How IELTS is structured
IELTS has four sections taken in one sitting: Listening, Reading, Writing, and Speaking. Listening, Reading, and Writing run back-to-back in about two hours and forty minutes; Speaking is a short face-to-face interview with an examiner, taken the same day or within a few days. Listening and Speaking are the same for Academic and General Training, while the Reading and Writing tasks differ (Academic uses academic texts and a chart-description task; General Training uses everyday texts and a letter).
There's no pass mark and nothing to fail — every section produces a band, and your overall band is the average. That's a different mindset from DELE: you're not clearing a single bar, you're being placed on a scale, and the institution you're applying to decides which band on that scale is good enough.
How IELTS is scored
Each of the four sections is scored from 0 to 9 in half-band steps (6.0, 6.5, 7.0…), and your overall band is the average of the four, rounded to the nearest half band. Listening and Reading are marked from an answer key. Writing and Speaking are judged by trained examiners against four published criteria each — for Writing, things like task response, coherence, vocabulary range, and grammatical accuracy.
Because the overall band is an average, a weak section drags the whole result down — and many institutions also set a minimum per section, so a 7.0 overall with a 5.5 in Writing can still fall short. As with every exam here, the lesson is to find your weakest skill early. IELTS itself states there is no exact CEFR-to-band conversion, so treat the mapping below as orientation, not arithmetic.

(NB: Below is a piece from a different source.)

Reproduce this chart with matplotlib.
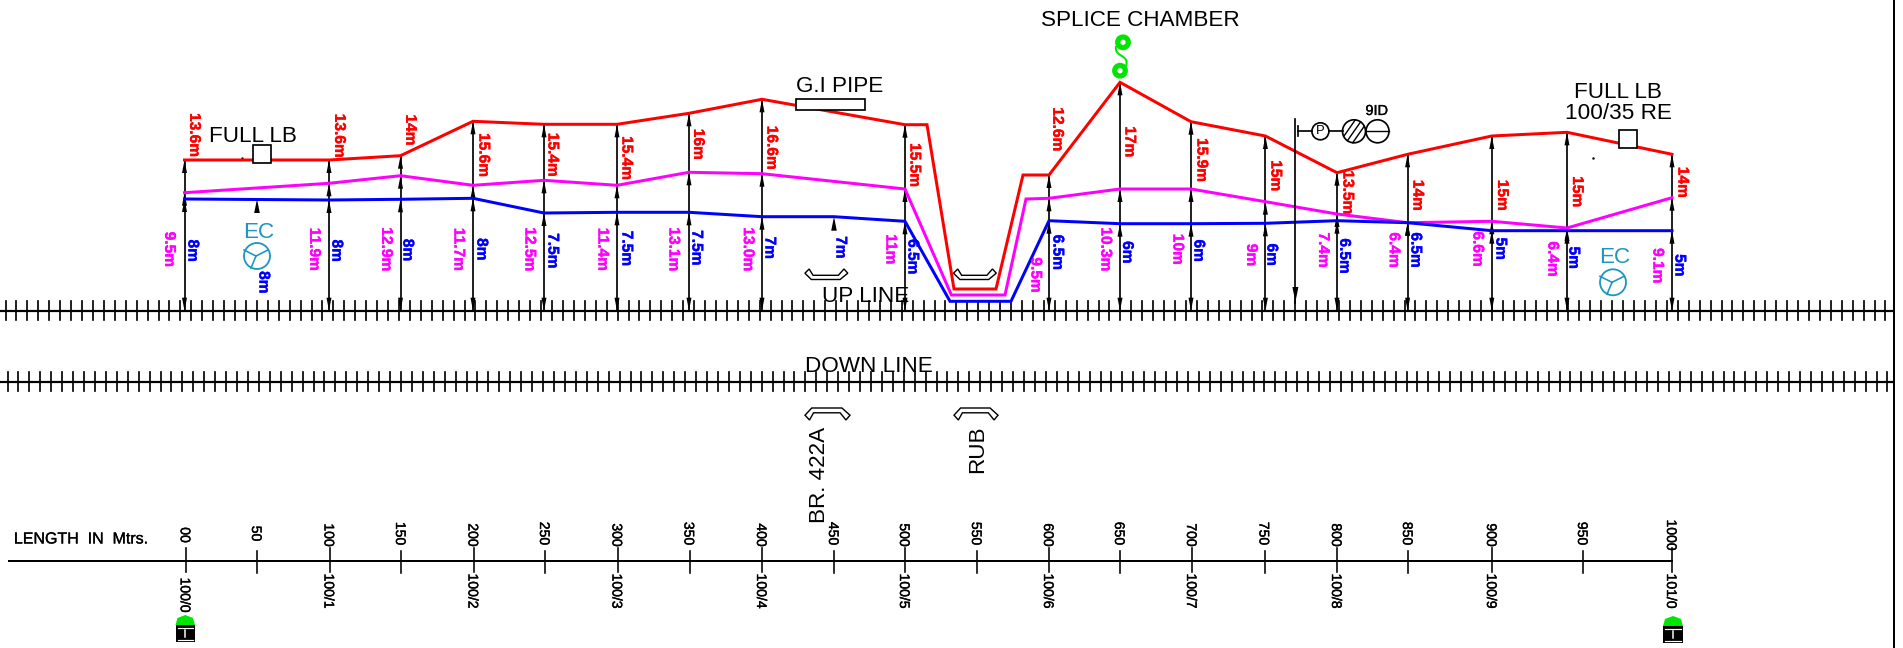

| CEFR level | IELTS band (approx.) | Often used for |
|---|---|---|
| B1 | 4.0–5.0 | Foundation / pathway programs · Programas de acceso |
| B2 | 5.5–6.5 | Most undergraduate admission; many work visas · Admisión de grado; muchos visados de trabajo |
| C1 | 7.0–8.0 | Competitive universities; professional registration · Universidades competitivas; colegiación profesional |
| C2 | 8.5–9.0 | Rarely required · Rara vez exigido |
Academic or General Training?
Pick the version your destination accepts. IELTS Academic is the usual requirement for university study and some professional registration; IELTS General Training is for work and migration routes (for example, Australian and Canadian PR). The CEFR alignment of your band doesn't change between them — a 6.5 is the same place on the scale — but you must sit the version your institution or visa stream names. Always confirm both the version and the minimum band with the official source, since requirements change.